GCS FUSE for data access

AI workloads need to be able to access data efficiently. Together, Cloud Storage FUSE with parallel downloads and caching enabled and paired with the zonal Anywhere Cache, allowing access to model data in Cloud Storage buckets as if it were a local file system, reducing latency up to 70%. This provides a scalable, high-throughput mechanism for feeding data to distributed jobs or scale-out inference workflows. Alternatively, there’s Google Cloud Managed Lustre, a fully managed persistent zonal storage solution that supports workloads that need multi-petabyte capacity, TB/s throughput, and sub-millisecond latency. You can learn more about your storage options for AI/ML workloads here.

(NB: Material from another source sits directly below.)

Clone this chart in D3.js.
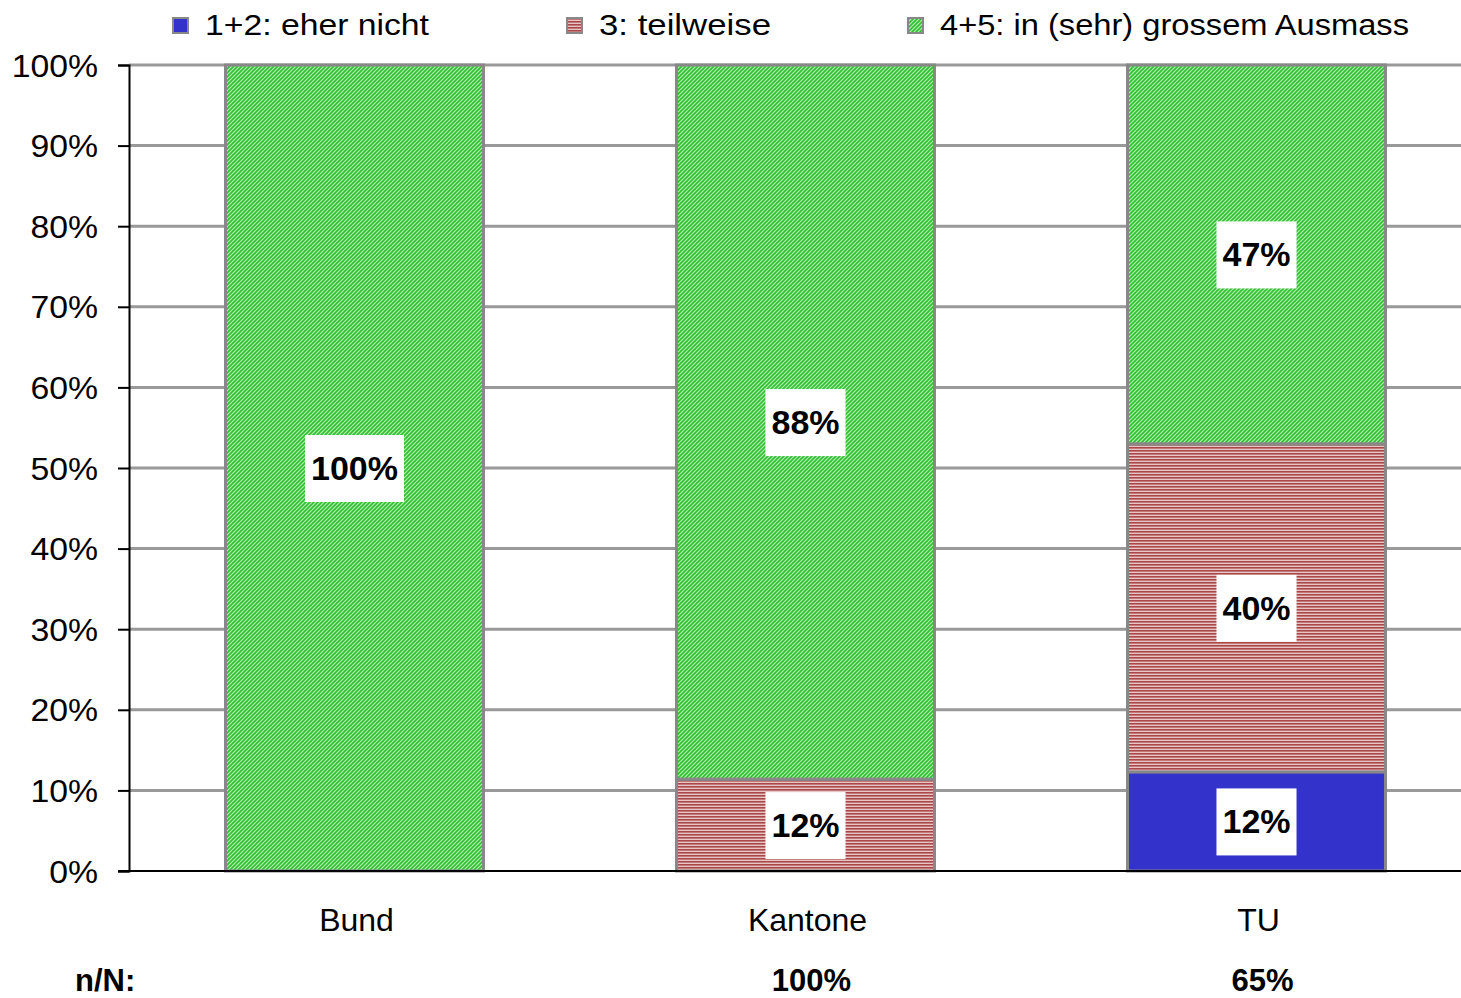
<!DOCTYPE html>
<html><head><meta charset="utf-8">
<script src="https://cdn.jsdelivr.net/npm/d3@7"></script>
<style>
html,body{margin:0;padding:0;background:#fff;}
svg{display:block;font-family:"Liberation Sans",Arial,sans-serif;}
</style></head>
<body>
<svg id="chart" width="1461" height="998"></svg>
<script>
const categories = ["Bund", "Kantone", "TU"];
const seriesNames = ["1+2: eher nicht", "3: teilweise", "4+5: in (sehr) grossem Ausmass"];
const seriesLow = [0, 0, 12.3];
const seriesMid = [0, 11.4, 40.7];
const seriesHigh = [100, 88.6, 47.0];
const labelsLow = ["", "", "12%"];
const labelsMid = ["", "12%", "40%"];
const labelsHigh = ["100%", "88%", "47%"];
const nN = ["", "100%", "65%"];
const yTicks = [0, 10, 20, 30, 40, 50, 60, 70, 80, 90, 100];

const svg = d3.select("#chart");
const defs = svg.append("defs");

// green diagonal pattern
const pg = defs.append("pattern").attr("id", "pGreen").attr("patternUnits", "userSpaceOnUse")
  .attr("width", 4).attr("height", 4);
pg.append("rect").attr("width", 4).attr("height", 4).attr("fill", "#b0eeb0");
pg.append("path").attr("d", "M-1,1 l2,-2 M0,4 l4,-4 M3,5 l2,-2").attr("stroke", "#2fbf2f").attr("stroke-width", 1.6);

// red horizontal stripes
const pr = defs.append("pattern").attr("id", "pRed").attr("patternUnits", "userSpaceOnUse")
  .attr("width", 4).attr("height", 3);
pr.append("rect").attr("width", 4).attr("height", 3).attr("fill", "#e8c4c4");
pr.append("rect").attr("y", 0).attr("width", 4).attr("height", 1.6).attr("fill", "#a84848");

const fills = ["#3333cc", "url(#pRed)", "url(#pGreen)"];

const x = d3.scaleBand().domain(categories).range([129, 1482]).paddingInner(0.428).paddingOuter(0.214);
const y = d3.scaleLinear().domain([0, 100]).range([871, 65]);

// gridlines
svg.append("g").selectAll("line").data(yTicks.filter(d => d > 0)).join("line")
  .attr("x1", 129).attr("x2", 1461).attr("y1", d => y(d)).attr("y2", d => y(d))
  .attr("stroke", "#999").attr("stroke-width", 3);

// y axis
const yAxis = svg.append("g").attr("transform", "translate(129,0)")
  .call(d3.axisLeft(y).tickValues(yTicks).tickFormat(d => d + "%").tickSize(11).tickPadding(0));
yAxis.select(".domain").attr("stroke", "#000").attr("stroke-width", 2);
yAxis.selectAll(".tick line").attr("stroke", "#000").attr("stroke-width", 2);
yAxis.selectAll(".tick text").attr("font-size", 31).attr("fill", "#000")
  .attr("font-family", "Liberation Sans, Arial, sans-serif")
  .attr("dy", "0.36em")
  .attr("transform", "scale(1.09,1)").attr("text-anchor", "end")
  .attr("x", -31 / 1.09);

// stacked bars
const stackData = categories.map((c, i) => ({cat: c, low: seriesLow[i], mid: seriesMid[i], high: seriesHigh[i]}));
const stack = d3.stack().keys(["low", "mid", "high"])(stackData);
const labelArrays = [labelsLow, labelsMid, labelsHigh];

const bw = x.bandwidth();
stack.forEach((layer, li) => {
  svg.append("g").selectAll("rect").data(layer.filter(d => d[1] - d[0] > 0)).join("rect")
    .attr("x", d => x(d.data.cat)).attr("width", bw)
    .attr("y", d => y(d[1])).attr("height", d => y(d[0]) - y(d[1]))
    .attr("fill", fills[li]).attr("stroke", "#888").attr("stroke-width", 3);
});

// bottom axis line
svg.append("line").attr("x1", 118).attr("x2", 1461).attr("y1", y(0)).attr("y2", y(0))
  .attr("stroke", "#000").attr("stroke-width", 2);

// value labels
stack.forEach((layer, li) => {
  layer.forEach((d, i) => {
    const txt = labelArrays[li][i];
    if (!txt) return;
    const cx = x(d.data.cat) + bw / 2;
    const cy = (y(d[0]) + y(d[1])) / 2;
    const g = svg.append("g");
    const t = g.append("text").attr("x", cx).attr("y", cy + 12).attr("text-anchor", "middle")
      .attr("font-size", 34).attr("font-weight", "bold").attr("fill", "#000").text(txt);
    const w = t.node().getComputedTextLength();
    g.insert("rect", "text").attr("x", cx - w / 2 - 6).attr("y", cy - 33).attr("width", w + 12).attr("height", 67)
      .attr("fill", "#fff");
  });
});

// category labels
svg.append("g").selectAll("text").data(categories).join("text")
  .attr("x", d => x(d) + bw / 2 + 2).attr("y", 931).attr("text-anchor", "middle")
  .attr("font-size", 32).attr("fill", "#000").text(d => d);

// n/N row
svg.append("text").attr("x", 75).attr("y", 991).attr("font-size", 31).attr("font-weight", "bold").text("n/N:");
svg.append("g").selectAll("text").data(categories).join("text")
  .attr("x", d => x(d) + bw / 2 + 6).attr("y", 991).attr("text-anchor", "middle")
  .attr("font-size", 31).attr("font-weight", "bold").text((d, i) => nN[i]);

// legend
const legX = [173, 567, 908];
const legTextW = [224, 172, 469];
const leg = svg.append("g");
seriesNames.forEach((s, i) => {
  leg.append("rect").attr("x", legX[i]).attr("y", 18).attr("width", 15).attr("height", 15)
    .attr("fill", fills[i]).attr("stroke", "#888").attr("stroke-width", 2);
  leg.append("text").attr("x", legX[i] + 32).attr("y", 35).attr("font-size", 29).attr("fill", "#000")
    .attr("textLength", legTextW[i]).attr("lengthAdjust", "spacingAndGlyphs").text(s);
});
</script>
</body></html>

Benchmarking GKE for large-scale, dynamic AI workloads

To validate GKE's performance with large-scale AI/ML workloads, we designed a four-phase benchmark simulating a dynamic environment with complex resource management, prioritization, and scheduling challenges. This builds on the benchmark used in the previous 65K node scale test.

We upgraded the benchmark to represent a typical AI platform that hosts mixed workloads, using workloads with distinct priority classes:

Low Priority: Preemptible batch processing, such as data preparation jobs.
Medium Priority: Core model training jobs that are important but can tolerate some queuing.
High Priority: Latency-sensitive, user-facing inference services that must have resources guaranteed.

We orchestrated the process using Kueue to manage quotas and resource sharing, and JobSet to manage training jobs.

Phase 1: Establishing a performance baseline with a large training job

To begin, we measure the cluster's foundational performance by scheduling a single, large-scale training workload. We deploy one JobSet configured to run 130,000 medium-priority Pods simultaneously. This initial test allows us to establish a baseline for key metrics like Pod startup latency and overall scheduling throughput, revealing the overhead of launching a substantial workload on a clean cluster. This set the stage for evaluating GKE's performance under more complex conditions. After execution, we removed this JobSet from the cluster, leaving an empty cluster for Phase 2.